6) Switchable/Multi-Pattern Microphones

These are microphones that can change between different polar patterns, allowing for versatile placement. Many of today’s USB condenser microphones have this feature, letting you switch between multiple patterns by simply flicking a switch. Others provide the same flexibility through changing the mic head. The advantage that these mics offer is obvious, more positioning possibilities and more usage. But extra moving parts = more chance to lose or damage the mic.

Second Consideration – Diaphragms

Well, not a lot of jargon in this category. There are small, medium, and large diaphragms. But there is no standard, so you’ll do best to look at the overall size of the mic.

1) Small Diaphragm (not recommended)

Mics with small diaphragms are commonly called pencil mics because of their thin cylindrical shapes.

Pros: Their compact design makes them lighter and easier to position, and interestingly, they are designed to be stiffer, to handle higher sound pressure levels and have wider dynamic range.

Cons: Known limitations of this particular diaphragm type are increased internal noise, and low sensitivity. If you can get a mic with a medium or large diaphragm instead, you will be happier with the results.

2) Large Diaphragm

The bigger the diaphragm, the more it can sense air vibrations.

Pros: As more vibrations are captured, more of the sonic details are faithfully reproduced. These move easily, allowing them to detect even faint differences in sound pressure levels which result in a more transparent and natural sound. Also the most common configuration on modern USB mics.

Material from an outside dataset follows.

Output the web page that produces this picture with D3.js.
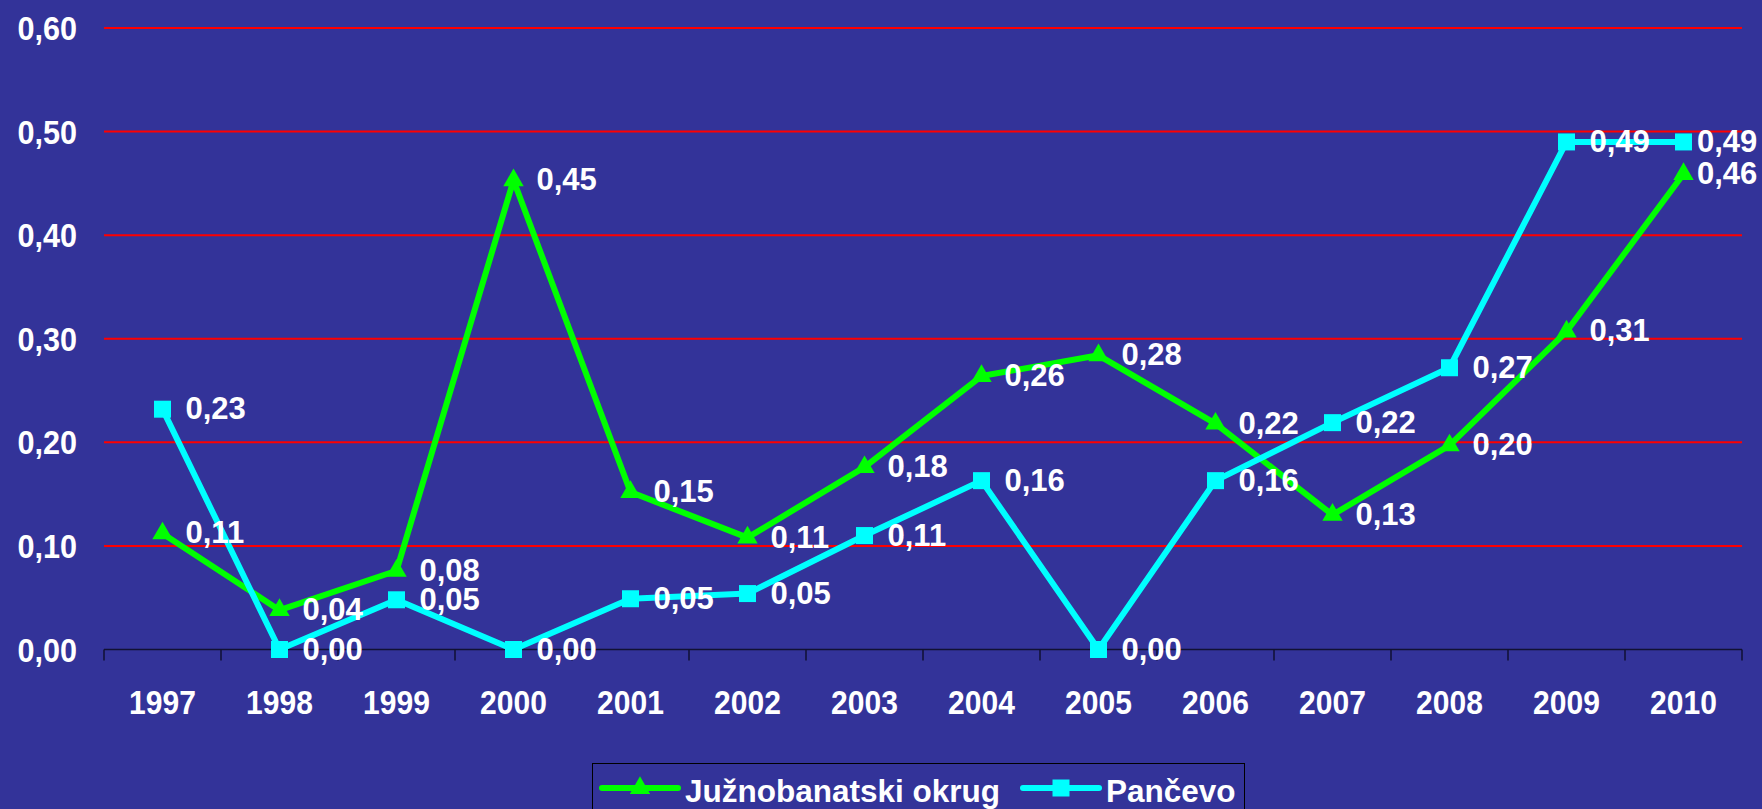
<!DOCTYPE html>
<html>
<head>
<meta charset="utf-8">
<script src="https://cdn.jsdelivr.net/npm/d3@7"></script>
<style>
  html, body { margin: 0; padding: 0; background: #333399; overflow: hidden; }
  text { font-family: "Liberation Sans", Arial, sans-serif; font-weight: bold; fill: #ffffff; }
</style>
</head>
<body>
<svg id="chart" width="1762" height="809"></svg>
<script>
// data
const years = ['1997','1998','1999','2000','2001','2002','2003','2004','2005','2006','2007','2008','2009','2010']
const juznobanatski = [0.112, 0.038, 0.076, 0.453, 0.152, 0.108, 0.176, 0.264, 0.284, 0.218, 0.130, 0.197, 0.307, 0.459]
const pancevo = [0.232, 0.0, 0.048, 0.0, 0.049, 0.054, 0.110, 0.163, 0.0, 0.163, 0.219, 0.272, 0.490, 0.490]
const yTicks = [0, 0.1, 0.2, 0.3, 0.4, 0.5, 0.6]
const seriesNames = ['Južnobanatski okrug', 'Pančevo']

const svg = d3.select('#chart')
const greenColor = '#00ff00'
const cyanColor = '#00ffff'
const plotLeft = 104, plotRight = 1742, plotTop = 28, plotBottom = 649.5

const x = d3.scaleBand().domain(years).range([plotLeft, plotRight])
const y = d3.scaleLinear().domain([0, 0.6]).range([plotBottom, plotTop])
const fmt = v => v.toFixed(2).replace('.', ',')

// red gridlines
svg.append('g')
  .selectAll('line')
  .data(yTicks.filter(d => d > 0))
  .join('line')
    .attr('x1', plotLeft).attr('x2', plotRight)
    .attr('y1', d => y(d)).attr('y2', d => y(d))
    .attr('stroke', '#ff0000')
    .attr('stroke-width', 2)

// y labels
svg.append('g')
  .selectAll('text')
  .data(yTicks)
  .join('text')
    .attr('text-anchor', 'end')
    .attr('font-size', 34)
    .attr('transform', d => `translate(77,${y(d) + 12}) scale(0.9,1)`)
    .text(fmt)

// x axis line + ticks between categories
const axis = svg.append('g')
axis.append('line')
  .attr('x1', plotLeft).attr('x2', plotRight)
  .attr('y1', plotBottom).attr('y2', plotBottom)
  .attr('stroke', '#111133').attr('stroke-width', 1.5)
axis.selectAll('.tk')
  .data(d3.range(years.length + 1))
  .join('line')
    .attr('class', 'tk')
    .attr('x1', i => plotLeft + i * x.step()).attr('x2', i => plotLeft + i * x.step())
    .attr('y1', plotBottom).attr('y2', plotBottom + 11)
    .attr('stroke', '#111133').attr('stroke-width', 1.5)
axis.selectAll('text')
  .data(years)
  .join('text')
    .attr('text-anchor', 'middle')
    .attr('font-size', 33)
    .attr('transform', d => `translate(${x(d) + x.bandwidth() / 2},714) scale(0.91,1)`)
    .text(d => d)

const cx = d => x(d) + x.bandwidth() / 2
const line = d3.line().x((d, i) => cx(years[i])).y(d => y(d))

function drawSeries(values, color, symbol, size) {
  svg.append('path')
    .datum(values)
    .attr('fill', 'none')
    .attr('stroke', color)
    .attr('stroke-width', 6)
    .attr('stroke-linejoin', 'round')
    .attr('d', line)
  svg.append('g')
    .selectAll('path')
    .data(values)
    .join('path')
      .attr('d', d3.symbol().type(symbol).size(size))
      .attr('transform', (d, i) => `translate(${cx(years[i])},${y(d)})`)
      .attr('fill', color)
}

drawSeries(juznobanatski, greenColor, d3.symbolTriangle, 180)
drawSeries(pancevo, cyanColor, d3.symbolSquare, 289)

// value labels
function drawLabels(values) {
  svg.append('g')
    .selectAll('text')
    .data(values)
    .join('text')
      .attr('font-size', 31)
      .attr('x', (d, i) => Math.min(cx(years[i]) + 23, 1697))
      .attr('y', d => y(d) + 10)
      .text(fmt)
}
drawLabels(juznobanatski)
drawLabels(pancevo)

// legend
const legend = svg.append('g')
legend.append('rect')
  .attr('x', 592.5).attr('y', 763.5)
  .attr('width', 652).attr('height', 60)
  .attr('fill', '#333399')
  .attr('stroke', '#000000').attr('stroke-width', 1)

const legendItems = [
  {name: seriesNames[0], color: greenColor, symbol: d3.symbolTriangle, size: 180, x0: 602, tx: 685},
  {name: seriesNames[1], color: cyanColor, symbol: d3.symbolSquare, size: 289, x0: 1023, tx: 1106}
]
legendItems.forEach(it => {
  legend.append('line')
    .attr('x1', it.x0).attr('x2', it.x0 + 76)
    .attr('y1', 788).attr('y2', 788)
    .attr('stroke', it.color).attr('stroke-width', 6)
    .attr('stroke-linecap', 'round')
  legend.append('path')
    .attr('d', d3.symbol().type(it.symbol).size(it.size))
    .attr('transform', `translate(${it.x0 + 38},788)`)
    .attr('fill', it.color)
  legend.append('text')
    .attr('font-size', 31.5)
    .attr('x', it.tx).attr('y', 802)
    .text(it.name)
})
</script>
</body>
</html>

Cons: just make sure that you keep the volume in check because they can distort when the sound pressure level is increased. Probably not an issue for ghost investigations.

3) Medium Diaphragm

Medium Diaphragm mics are sometimes called hybrid because they combine the characteristics of small and large diaphragms.

Pros: They tend to have a slightly fuller and warm sound similar to large diaphragms while retaining some of the high frequency content that small diaphragms could.

Cons: A large diaphragm is better able to pick up ambient sound, which you actually want. But between a medium and a small, definitely go with the medium.

Even more considerations?

There are several other options, but these are generally geared towards live and recorded music, theater, and film. If you are a musician, you would want to choose for your instrument, and for your particular venue.

For example, dynamic, condenser, or ribbon microphone each have different designs reflecting how the diaphragm is positioned. A dynamic mic should suffice, but if you can afford it, a condenser microphone will pick up more nuanced sound and changes in sound waves.

* Do you want a tube (vacuum tube) or valve power supply? A vacuum tube may give a “warmer” sound.

* What is the maximum SPL (sound pressure limit) it can absorb without distortion? The higher the better.

* What is its level of self-noise (usually 5 decibels and up). This is the noise the microphone itself gives off, so you want it to be as low as possible.

* Is it a well-known brand? Trusted brands include Sennheiser, Blue, Shure, Audio Technica, Primo, Warm Audio, Neumann, Electro-voice.